Thank you Mel for your reflection and study.
Impact to me: God restores broken stones, and makes… his great construction project.
Spiritual leadership is not primarily an exercise in building organizations or institutions, but in building people and communities.
Mega thanks, Mel. I will be doing the devotions for our churches Stephen Ministry group very soon here in Cary, N.C., and thought the connection between integrity and trust was so very important, and so I will plan to use the salient points of your article for the devotion if that is ok with you. Without trust, a Stephen Minister care giver cannot be effective with a care receiver. So integrity is certainly vital for all care givers. Mega thanks for your thoughts.
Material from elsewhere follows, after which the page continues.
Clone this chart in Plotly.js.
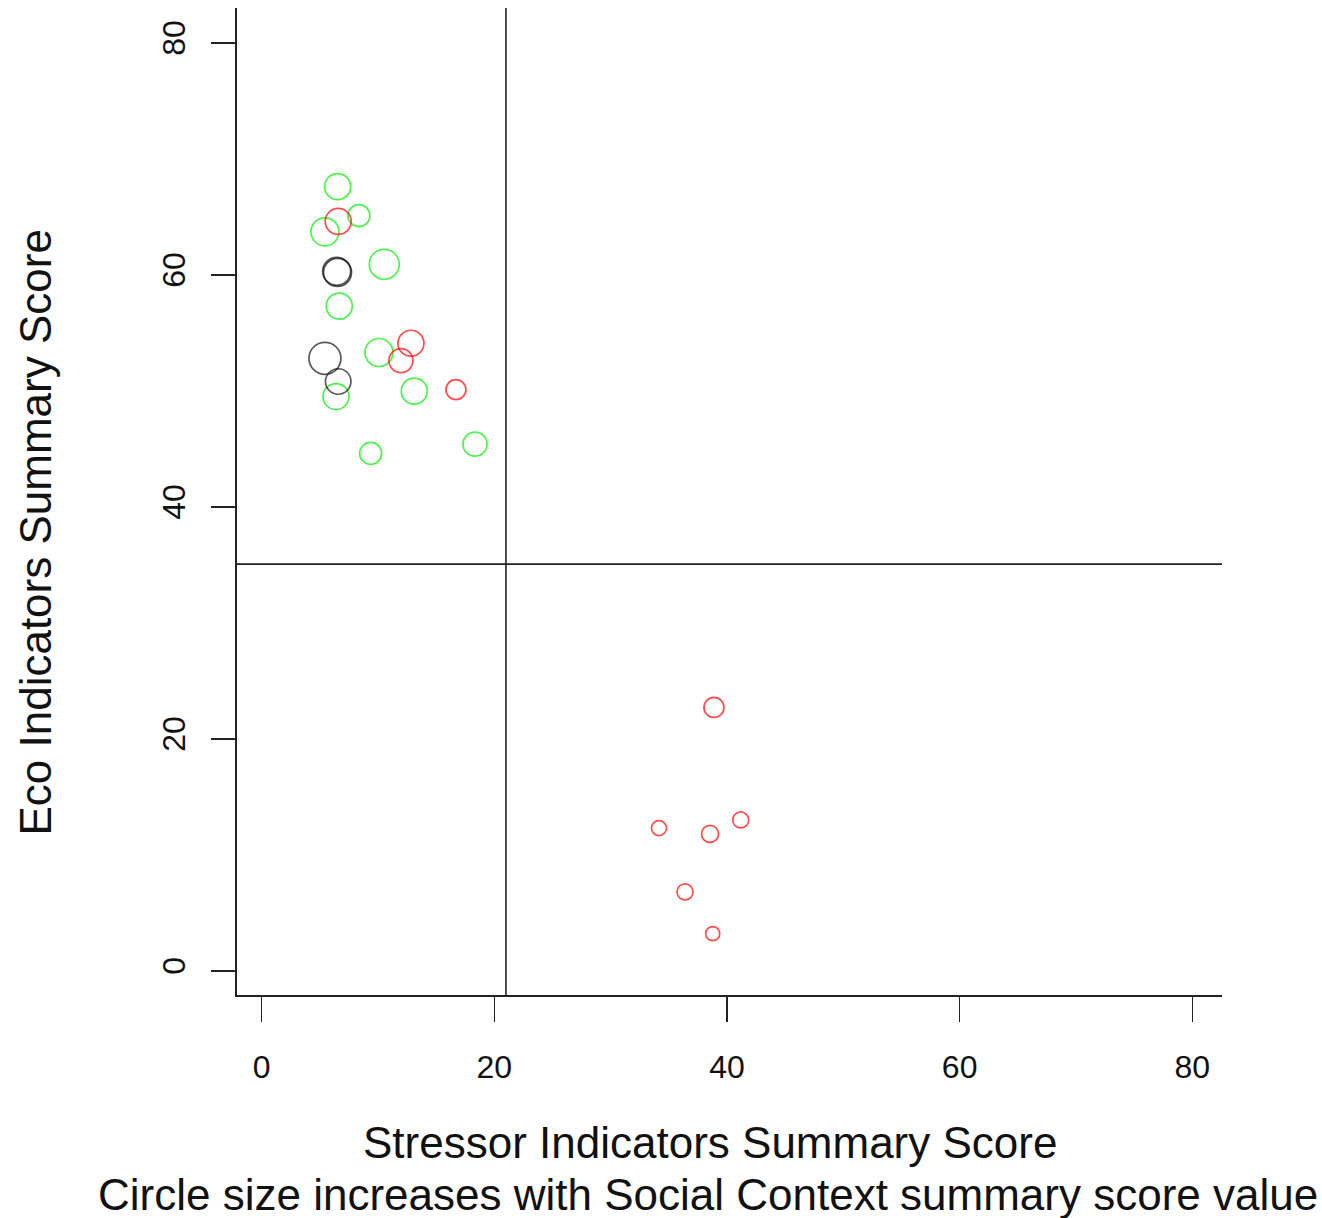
<!DOCTYPE html>
<html>
<head>
<meta charset="utf-8">
<script src="https://cdn.plot.ly/plotly-3.0.1.min.js"></script>
<style>html,body{margin:0;padding:0;background:#fff;}</style>
</head>
<body>
<div id="chart" style="width:1322px;height:1218px;"></div>
<script>
// Stressor (x) vs Eco (y) summary scores; social context score drives circle size
var greenStressor = [6.53, 8.36, 5.44, 10.54, 6.67, 10.08, 13.12, 6.39, 18.34, 9.37];
var greenEco      = [67.6, 65.1, 63.7, 60.9, 57.3, 53.3, 49.97, 49.5, 45.4, 44.6];
var greenSocial   = [52, 44, 56, 60, 52, 56, 52, 52, 48, 44];

var redStressor = [6.58, 12.83, 11.97, 16.70, 38.88, 34.15, 38.54, 41.18, 36.39, 38.77];
var redEco      = [64.6, 54.1, 52.6, 50.1, 22.7, 12.3, 11.8, 13.0, 6.8, 3.2];
var redSocial   = [52, 52, 48, 40, 40, 30, 34, 32, 32, 28];

var blackStressor = [6.45, 6.52, 5.44, 6.58];
var blackEco      = [60.3, 60.2, 52.8, 50.8];
var blackSocial   = [56, 56, 64, 51];

var xTicks = [0, 20, 40, 60, 80];
var yTicks = [0, 20, 40, 60, 80];
var stressorCut = 21.0;
var ecoCut = 35.06;

function sz(arr){ return arr.map(function(v){ return v / 2; }); }

function trace(x, y, s, color){
  return {
    type: 'scatter', mode: 'markers', x: x, y: y, hoverinfo: 'skip',
    marker: { symbol: 'circle-open', size: sz(s), color: color, line: { width: 1.7, color: color } }
  };
}

var data = [
  trace(greenStressor, greenEco, greenSocial, '#00EE00'),
  trace(redStressor, redEco, redSocial, '#FF0000'),
  trace(blackStressor, blackEco, blackSocial, '#111111')
];

var fontFam = 'Liberation Sans, Arial, sans-serif';
var axisCol = '#222222';

var layout = {
  width: 1322, height: 1218,
  margin: { l: 237, r: 100, t: 8, b: 223, pad: 0 },
  paper_bgcolor: '#ffffff', plot_bgcolor: '#ffffff',
  showlegend: false,
  font: { family: fontFam, color: '#111111' },
  xaxis: {
    range: [-2.12, 82.55], tickvals: xTicks, ticktext: xTicks.map(String),
    ticks: 'outside', ticklen: 25, tickwidth: 1.5, tickcolor: axisCol,
    showline: true, linecolor: axisCol, linewidth: 2,
    showgrid: false, zeroline: false,
    tickfont: { size: 32, family: fontFam, color: '#111111' },
    ticklabelstandoff: 18
  },
  yaxis: {
    range: [-2.09, 83.0], tickvals: yTicks, ticktext: yTicks.map(String),
    ticks: 'outside', ticklen: 24, tickwidth: 1.5, tickcolor: axisCol,
    showline: true, linecolor: axisCol, linewidth: 2,
    showgrid: false, zeroline: false, tickangle: -90,
    tickfont: { size: 32, family: fontFam, color: '#111111' },
    ticklabelstandoff: 13
  },
  shapes: [
    { type: 'line', xref: 'x', yref: 'paper', x0: stressorCut, x1: stressorCut, y0: 0, y1: 1,
      line: { color: axisCol, width: 1.6 } },
    { type: 'line', xref: 'paper', yref: 'y', x0: 0, x1: 1, y0: ecoCut, y1: ecoCut,
      line: { color: axisCol, width: 1.6 } }
  ],
  annotations: [
    { text: 'Eco Indicators Summary Score', xref: 'paper', yref: 'paper',
      x: -0.205, y: 0.4686, xanchor: 'center', yanchor: 'middle', textangle: -90,
      showarrow: false, font: { size: 44, family: fontFam, color: '#111111' } },
    { text: 'Stressor Indicators Summary Score', xref: 'paper', yref: 'paper',
      x: 0.480, y: -0.149, xanchor: 'center', yanchor: 'middle',
      showarrow: false, font: { size: 44, family: fontFam, color: '#111111' } },
    { text: 'Circle size increases with Social Context summary score value', xref: 'paper', yref: 'paper',
      x: 0.478, y: -0.2026, xanchor: 'center', yanchor: 'middle',
      showarrow: false, font: { size: 44, family: fontFam, color: '#111111' } }
  ]
};

Plotly.newPlot('chart', data, layout, { displayModeBar: false, staticPlot: true });
</script>
</body>
</html>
Absolutely fine, Bob. I’m gratified you found it helpful.
I am not a “Christian” per se, but I am a very spiritually connected person who is God-driven. I have asked myself so many times lately, “Why is there so little integrity these days.” I think you can be of any religion and appreciate this piece. I don’t think that people of the past were perfect, but the total lack of integrity I see today amazes me, especially in the way people do business. It seems to be pervading everything. I don’t know. It seems to be a fear or something, a scrabbling to possess and own and consume. Maybe because God is looking to us to really step up at this time and evolve spiritually, egos are rebelling, and it is a sort of a backlash. It is the cry of the ego in a state of terror in a last gasp to save itself. I also think it is something everyone can be vulnerable to being sucked into, too. It would be great to see what others think on this. And who knows, maybe integrity will prosper in those of us who follow, rather than any leaders. We will lead the way for the leaders. Maybe we are tired of waiting for leadership to step up to the plate. And yet, along with the lack of integrity, there is also a lot of love afoot when you least expect it these days, too.